====== SOURCE EXCERPT

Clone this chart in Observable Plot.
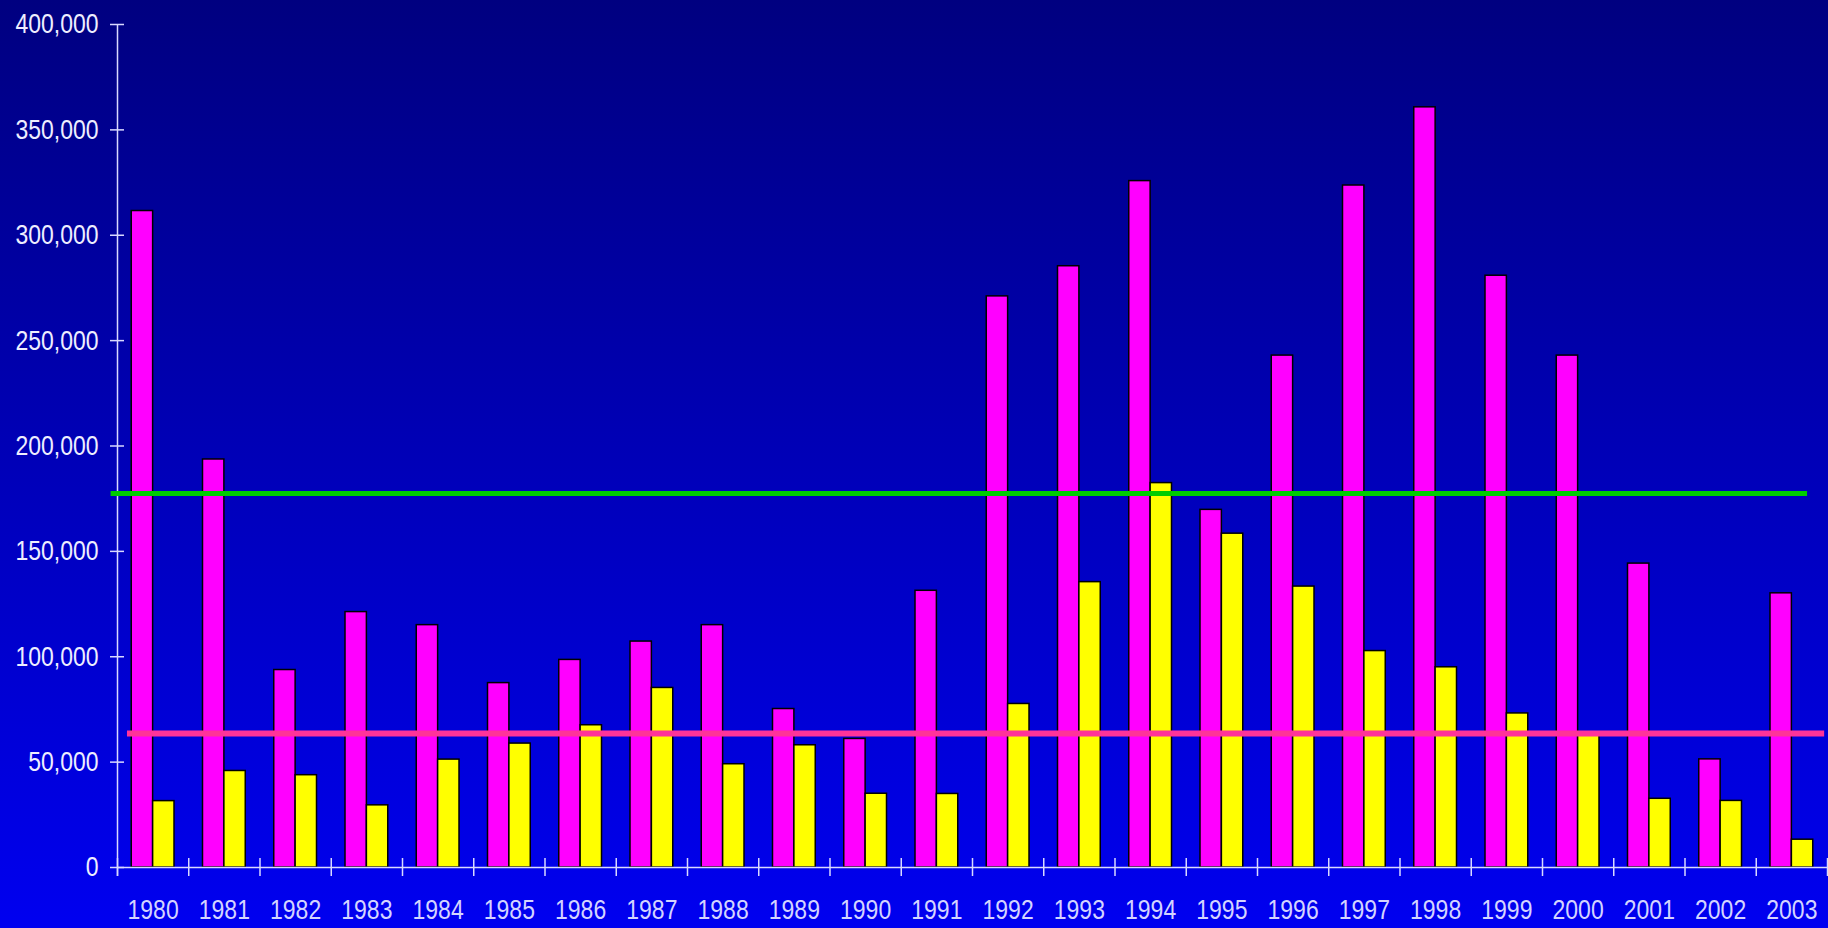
<!DOCTYPE html>
<html><head><meta charset="utf-8">
<script src="https://cdn.jsdelivr.net/npm/d3@7"></script>
<script src="https://cdn.jsdelivr.net/npm/@observablehq/plot@0.6"></script>
<style>
html,body{margin:0;padding:0;width:1828px;height:928px;overflow:hidden;
  background:linear-gradient(to bottom,#000080 0%,#0000f0 100%);}
#chart svg{display:block}
</style></head><body><div id="chart"></div>
<script>
const years = [1980,1981,1982,1983,1984,1985,1986,1987,1988,1989,1990,1991,1992,1993,1994,1995,1996,1997,1998,1999,2000,2001,2002,2003];
const magentaValues = [311500,193600,93700,121200,115000,87500,98500,107200,115000,75200,61000,131300,271000,285300,325700,169700,242900,323600,360700,280800,242900,144200,51300,130100];
const yellowValues = [31500,45800,43800,29500,51200,58800,67500,85200,49000,58000,35000,34900,77600,135400,182400,158400,133300,102700,95000,73100,64000,32600,31600,13200];
const referenceHigh = 177500;
const referenceLow = 63600;
const yTickValues = [0,50000,100000,150000,200000,250000,300000,350000,400000];
const yearBoundaries = [1979.5,1980.5,1981.5,1982.5,1983.5,1984.5,1985.5,1986.5,1987.5,1988.5,1989.5,1990.5,1991.5,1992.5,1993.5,1994.5,1995.5,1996.5,1997.5,1998.5,1999.5,2000.5,2001.5,2002.5,2003.5];

const rows = years.flatMap((yr, i) => [
  {year: yr, series: "magenta", value: magentaValues[i]},
  {year: yr, series: "yellow", value: yellowValues[i]}
]);
const barHalf = 0.3;
const axisColor = "#d8d8ff";

const chart = Plot.plot({
  width: 1828,
  height: 928,
  marginLeft: 117,
  marginRight: 1,
  marginTop: 24,
  marginBottom: 61,
  x: {type: "linear", domain: [1979.5, 2003.5], label: null},
  y: {domain: [0, 400000], label: null},
  style: {background: "transparent", fontFamily: "'Liberation Sans', Arial, sans-serif", fontSize: "28px"},
  marks: [
    Plot.rectY(rows, {
      x1: d => d.series === "magenta" ? d.year - barHalf : d.year,
      x2: d => d.series === "magenta" ? d.year : d.year + barHalf,
      y1: d => 0,
      y2: "value",
      fill: d => d.series === "magenta" ? "#ff00ff" : "#ffff00",
      stroke: "#000000",
      strokeWidth: 1.5
    }),
    Plot.ruleY([0], {stroke: axisColor, strokeWidth: 1.5}),
    Plot.ruleX([1979.5], {y1: d => 400000, y2: d => 0, insetBottom: -9, stroke: axisColor, strokeWidth: 1.5}),
    Plot.ruleX(yearBoundaries, {x: d => d, y1: d => 0, y2: d => 0, insetTop: -9, insetBottom: -9, stroke: axisColor, strokeWidth: 1.5}),
    Plot.ruleY(yTickValues, {y: d => d, x1: d => 1979.5, x2: d => 1979.5, insetLeft: -7, insetRight: -7, stroke: axisColor, strokeWidth: 1.5}),
    Plot.ruleY([referenceHigh], {x1: d => 1979.41, x2: d => 2003.22, stroke: "#00cc00", strokeWidth: 5}),
    Plot.ruleY([referenceLow], {x1: d => 1979.64, x2: d => 2003.46, stroke: "#ff3399", strokeWidth: 6}),
    Plot.axisY(yTickValues, {tickSize: 0, tickPadding: 19, tickFormat: d3.format(","), fill: "#eeeeff", fontSize: 28}),
    Plot.axisX(years, {tickSize: 0, tickPadding: 32, tickFormat: d => String(d), fill: "#d4d4ff", fontSize: 28})
  ]
});
document.getElementById("chart").appendChild(chart);
// Narrow the label glyphs (the reference uses a condensed face)
chart.querySelectorAll("text").forEach(t => {
  const w = t.getComputedTextLength();
  if (w > 0) {
    t.setAttribute("textLength", (w * 0.82).toFixed(1));
    t.setAttribute("lengthAdjust", "spacingAndGlyphs");
  }
});
</script>
</body></html>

============

# WHAT TO WORK ON
Write out the material above again, word for word, minus its pictures.

# SOLUTION TO THIS TASK
Clone this chart in Observable Plot.
<!DOCTYPE html>
<html><head><meta charset="utf-8">
<script src="https://cdn.jsdelivr.net/npm/d3@7"></script>
<script src="https://cdn.jsdelivr.net/npm/@observablehq/plot@0.6"></script>
<style>
html,body{margin:0;padding:0;width:1828px;height:928px;overflow:hidden;
  background:linear-gradient(to bottom,#000080 0%,#0000f0 100%);}
#chart svg{display:block}
</style></head><body><div id="chart"></div>
<script>
const years = [1980,1981,1982,1983,1984,1985,1986,1987,1988,1989,1990,1991,1992,1993,1994,1995,1996,1997,1998,1999,2000,2001,2002,2003];
const magentaValues = [311500,193600,93700,121200,115000,87500,98500,107200,115000,75200,61000,131300,271000,285300,325700,169700,242900,323600,360700,280800,242900,144200,51300,130100];
const yellowValues = [31500,45800,43800,29500,51200,58800,67500,85200,49000,58000,35000,34900,77600,135400,182400,158400,133300,102700,95000,73100,64000,32600,31600,13200];
const referenceHigh = 177500;
const referenceLow = 63600;
const yTickValues = [0,50000,100000,150000,200000,250000,300000,350000,400000];
const yearBoundaries = [1979.5,1980.5,1981.5,1982.5,1983.5,1984.5,1985.5,1986.5,1987.5,1988.5,1989.5,1990.5,1991.5,1992.5,1993.5,1994.5,1995.5,1996.5,1997.5,1998.5,1999.5,2000.5,2001.5,2002.5,2003.5];

const rows = years.flatMap((yr, i) => [
  {year: yr, series: "magenta", value: magentaValues[i]},
  {year: yr, series: "yellow", value: yellowValues[i]}
]);
const barHalf = 0.3;
const axisColor = "#d8d8ff";

const chart = Plot.plot({
  width: 1828,
  height: 928,
  marginLeft: 117,
  marginRight: 1,
  marginTop: 24,
  marginBottom: 61,
  x: {type: "linear", domain: [1979.5, 2003.5], label: null},
  y: {domain: [0, 400000], label: null},
  style: {background: "transparent", fontFamily: "'Liberation Sans', Arial, sans-serif", fontSize: "28px"},
  marks: [
    Plot.rectY(rows, {
      x1: d => d.series === "magenta" ? d.year - barHalf : d.year,
      x2: d => d.series === "magenta" ? d.year : d.year + barHalf,
      y1: d => 0,
      y2: "value",
      fill: d => d.series === "magenta" ? "#ff00ff" : "#ffff00",
      stroke: "#000000",
      strokeWidth: 1.5
    }),
    Plot.ruleY([0], {stroke: axisColor, strokeWidth: 1.5}),
    Plot.ruleX([1979.5], {y1: d => 400000, y2: d => 0, insetBottom: -9, stroke: axisColor, strokeWidth: 1.5}),
    Plot.ruleX(yearBoundaries, {x: d => d, y1: d => 0, y2: d => 0, insetTop: -9, insetBottom: -9, stroke: axisColor, strokeWidth: 1.5}),
    Plot.ruleY(yTickValues, {y: d => d, x1: d => 1979.5, x2: d => 1979.5, insetLeft: -7, insetRight: -7, stroke: axisColor, strokeWidth: 1.5}),
    Plot.ruleY([referenceHigh], {x1: d => 1979.41, x2: d => 2003.22, stroke: "#00cc00", strokeWidth: 5}),
    Plot.ruleY([referenceLow], {x1: d => 1979.64, x2: d => 2003.46, stroke: "#ff3399", strokeWidth: 6}),
    Plot.axisY(yTickValues, {tickSize: 0, tickPadding: 19, tickFormat: d3.format(","), fill: "#eeeeff", fontSize: 28}),
    Plot.axisX(years, {tickSize: 0, tickPadding: 32, tickFormat: d => String(d), fill: "#d4d4ff", fontSize: 28})
  ]
});
document.getElementById("chart").appendChild(chart);
// Narrow the label glyphs (the reference uses a condensed face)
chart.querySelectorAll("text").forEach(t => {
  const w = t.getComputedTextLength();
  if (w > 0) {
    t.setAttribute("textLength", (w * 0.82).toFixed(1));
    t.setAttribute("lengthAdjust", "spacingAndGlyphs");
  }
});
</script>
</body></html>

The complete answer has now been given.